Published on 12:00 AM, July 29, 2015

War crimes trial of SQ Chy: Bangladesh’s SC to deliver verdict today

Salauddin Quader Chowdhury. Star file photo

All eyes are on the Supreme Court that is set to deliver today its verdict on an appeal of war criminal Salauddin Quader Chowdhury challenging his death penalty and other sentences.

A four-member SC bench headed by Chief Justice Surendra Kumar Sinha is set to sit at 9:00am and pronounce the judgment at the beginning of today's court proceedings.

This is the fifth time the Appellate Division of the SC is going to deliver a verdict

on an appeal against a tribunal's judgment.

The three other judges of the bench are Justice Nazmun Ara Sultana, Justice Syed Mahmud Hossain and Justice Hasan Foez Siddique.

On July 7, a four-member bench of the Appellate Division headed by the chief justice fixed today for delivering the verdict on the appeal after hearing it for 13 days.

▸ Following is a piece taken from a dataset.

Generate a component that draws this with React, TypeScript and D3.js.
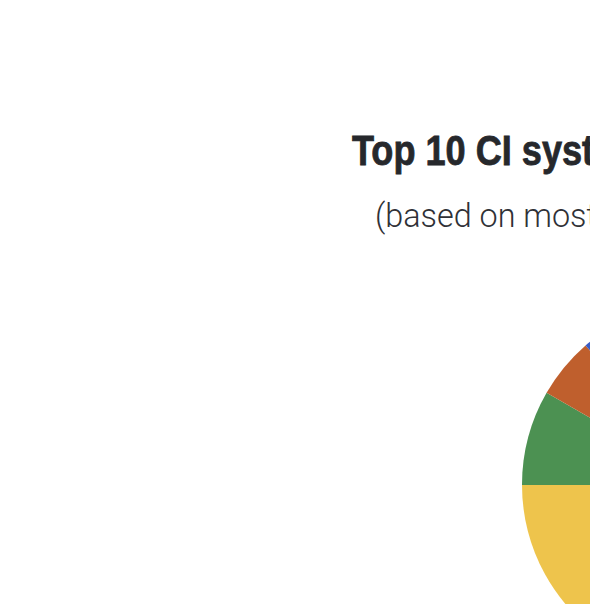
import React from 'react';
import * as d3 from 'd3';

// chart data (only part of the pie is visible in the frame)
const systems = ['Travis CI', 'GitHub Actions', 'CircleCI', 'AppVeyor', 'Azure Pipelines', 'GitLab CI', 'Jenkins', 'Drone', 'Buildkite', 'Semaphore'];
const shares = [38, 21, 16, 8.3, 5.3, 4.2, 3.0, 2.0, 1.3, 0.9];
const colors = ['#d9453a', '#8e5bb0', '#eec44c', '#4c9152', '#bf5f2d', '#3a5cc4', '#7a7a7a', '#2aa3a3', '#a54c8c', '#6b8e23'];

const titleText = 'Top 10 CI systems used by GitHub projects';
const subtitleText = '(based on most popular repositories)';

const W = 590;
const H = 604;

const App = () => {
	const cx = 707;
	const cy = 485;
	const r = 185;

	const pie = d3.pie<number>().sort(null).value(d => d);
	const arcs = pie(shares);
	const arc = d3.arc<d3.PieArcDatum<number>>().innerRadius(0).outerRadius(r);

	return (
		<svg width={W} height={H} style={{ position: 'absolute', left: 0, top: 0, background: '#fff' }}>
			<rect width={W} height={H} fill="#fff" />
			<text transform="translate(352,165) scale(0.86,1)" fontFamily="Liberation Sans, Arial, sans-serif"
				fontWeight="bold" fontSize={42} fill="#26282c" stroke="#26282c" strokeWidth={0.8}>{titleText}</text>
			<text transform="translate(375,227) scale(0.98,1)" fontFamily="Roboto, sans-serif"
				fontWeight={300} fontSize={33} fill="#2f3136">{subtitleText}</text>
			<g transform={`translate(${cx},${cy})`}>
				{arcs.map((a, i) => (
					<path key={systems[i]} d={arc(a) || ''} fill={colors[i]} />
				))}
			</g>
		</svg>
	);
};

export default App;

Talking to The Daily Star on Sunday, both the state and the defence counsels expressed the hope of getting a verdict in their favour.

Attorney General Mahbubey Alam said he was optimistic that the Appellate Division would consider the gravity of Salauddin's wartime offences in 1971 and would uphold the Tribunal-1 verdict that sentenced him to death in four charges.

Salauddin should be sentenced to death for each of the three other charges in which the tribunal had sentenced him to 20 years in jail, he said.

The defence could not produce any credible evidence in support of their claim that Salauddin was not in Bangladesh during the war and was not involved in the crimes against humanity committed in Raozan of Chittagong, he added.

The attorney general also said several eyewitnesses had testified before the tribunal confirming Salauddin's involvement in atrocities, genocide and killing of the Hindus in different areas of Raozan and sufficient documents and evidence were produced as well.

Salauddin's principal lawyer Khandker Mahbub Hossain, meanwhile, told this correspondent that the prosecution had failed to produce credible and trustworthy evidence and witnesses before the court.

 “I hope the Supreme Court will acquit Salauddin Quader Chowdhury of all the charges considering relevant evidence, documents and circumstances,” he added.

Yesterday, the attorney general refuted allegations by Khandker Mahbub who said Gonojagoron Mancha had been pressing the apex court with their demand for his client's death sentence, “which was tantamount to contempt of court”.

Briefing reporters at his office, Mahbubey Alam said the demand of the Mancha, a youth platform that wants maximum punishment for war criminals, was not contemptuous.

He also said Salauddin's family had been trying to make the trial questionable through leaking the draft verdict of the tribunal in October 2013.

Earlier in the day, Khandker Mahbub alleged that the activists of Gonojagoron Mancha were chanting slogans on streets demanding death for Salauddin, although the trial against him was pending with the apex court.

Talking to reporters at the Supreme Court Bar Association premises, the defence counsel expressed the hope that the SC would strictly consider the matter.

On October 1, 2013, the International Crimes Tribunal-1 found the BNP leader Salauddin, now 66, guilty of nine of the 23 charges brought against him of committing crimes against humanity.

The tribunal handed him death penalty on each of four charges -- involvement in the killing of Natun Chandra Singha, Awami League leader Mozaffar Ahmed and his son; and genocide in Raozan.

The tribunal sentenced him to 20 years in jail for each of three charges -- acts of genocide at Madhya Gohira Hindu Para, and acts of genocide, persecution and deportation at Jagotmallo Para, and the killing of Satish Chandra Palit in Raozan.

He was found guilty and sentenced to five years' imprisonment on each of two charges of abducting, confining and torturing Saleh Uddin, who later became vice-chancellor of Shahjalal University of Science and Technology, and Nizamuddin Ahmed, who later became a journalist.

The BNP leader on October 29, 2013 appealed to the SC against the verdict seeking acquittal of all charges.

Law enforcers arrested Salauddin on December 16, 2010, at Banani in the capital in connection with torching a car in Moghbazar on June 26.

He was shown arrested on December 19 following a warrant issued by the tribunal.

Shiblee Noman, assistant commissioner of Dhaka Metropolitan Police (Ramna Zone), yesterday said additional security measures had been taken at the SC premises to avert any untoward incident ahead of the verdict.